Reflection: Consider how God takes us as special treasures to His Heart and personally seeks us out, wants to establish with us an intimate relationship and lasting union with Himself because He desires to fulfill the plans he has for us: plans for good and not for evil, to give us future and hope (Jeremiah 29:11).

5. He call Us His Friends

Jesus calls us His friends and Promises to be with us always to the close of the age (Matthew, 28: 20). He thus said: “I have called you by name: you are mine … you are precious in My eyes, and honored, and I love you” (Isaiah 43:4).

Contemplate Christ’s depth of humility, goodness and lowliness in making us His friends.

Reflection: Consider this friendship with you and your personal relationship with Him as a friend. His friendship is an invitation to you for a personal and intimate covenant of love with Him, such that will also make you see the world through His eyes, be one with His joys and suffering and offer yourself to work with Him for your brothers and sisters in need.

6. Christ Abides in Us

Jesus wants to remain in us and dwell in our hearts. The Lord said, “I will live in them and move among them, and I will be their God, and they shall be my people” (II Corinthians 6:16c).

Contemplate God’s infinite love for us and His desire to inhabit our hearts and make us one with Him.

Reflection: Consider your relationship with God, how you recognize his voice speaking to you daily and your desire to live out what you hear. This pathway is through a life of intimate union with the Lord.

7. We Offer Our Lives Along With Him

Jesus said, “This poor widow put in more than all the other contributors to the treasury …” (Matthew 12:43-44). A member of Apostleship of Prayer makes a daily offering of all he has for the day out of a poor heart while seeking to live out his life of total union with the heart of Jesus. Being conscious of his weakness, he renews this offering during the day while living the life of the Eucharist which is a life of sacrifice.

Reflection: Consider how coming closer to the Heart of Jesus makes us live for others as He did, how you live daily the life of the Eucharist.

8. A Mission of Compassion

The word of God said, “The Lord has anointed me to bring good tidings to the afflicted, … to bind up the broken hearted, to proclaim liberty to the captives, and the opening of the prison to those who are bound” (Isaiah 61:1-3, Luke 4:18-19).

Reflection: Consider how the love of the Heart of Jesus commands us to make His compassionate presence felt through us in the world through prayer and action to relieve the suffering of those in need and how you respond to that love.

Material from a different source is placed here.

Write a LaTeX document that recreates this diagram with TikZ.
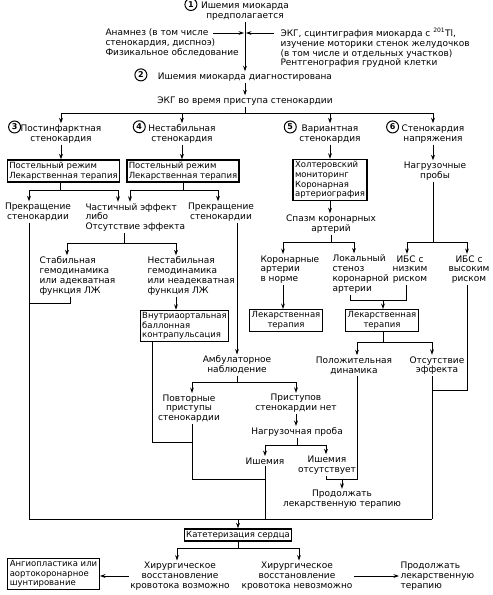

9. A Worldwide Network of Prayer and Service

As members of Apostleship of Prayer sent out from the Heart of the Father to the heart of the world, we need not give God any rest in addressing our needs, the needs of humanity and that of the Church which are reflected in the Pope’s monthly intentions. Isaiah 62:6-7b says: “you who put the Lord in remembrance, take no rest, and give Him no rest until He establishes Jerusalem and makes it a praise in the earth”. Members of Apostles of Prayer do not only pray for the Church and for the world but also for each other with their morning offering. Just as the scripture states, “All these with one accord devoted themselves to prayer, together with the women and Mary the mother of Jesus, and with His brothers” (Acts 1:14). Apostleship of Prayer is a Pope’s world-wide network of prayer and service for the good of mankind. Those who make themselves available through the daily morning offering of their lives and living it in any place they find themselves, form this network of prayer.

Reflection: Consider how making and living the daily offering bring us closer to realizing Christ’s mission both for the world and for the Church: how they edify you.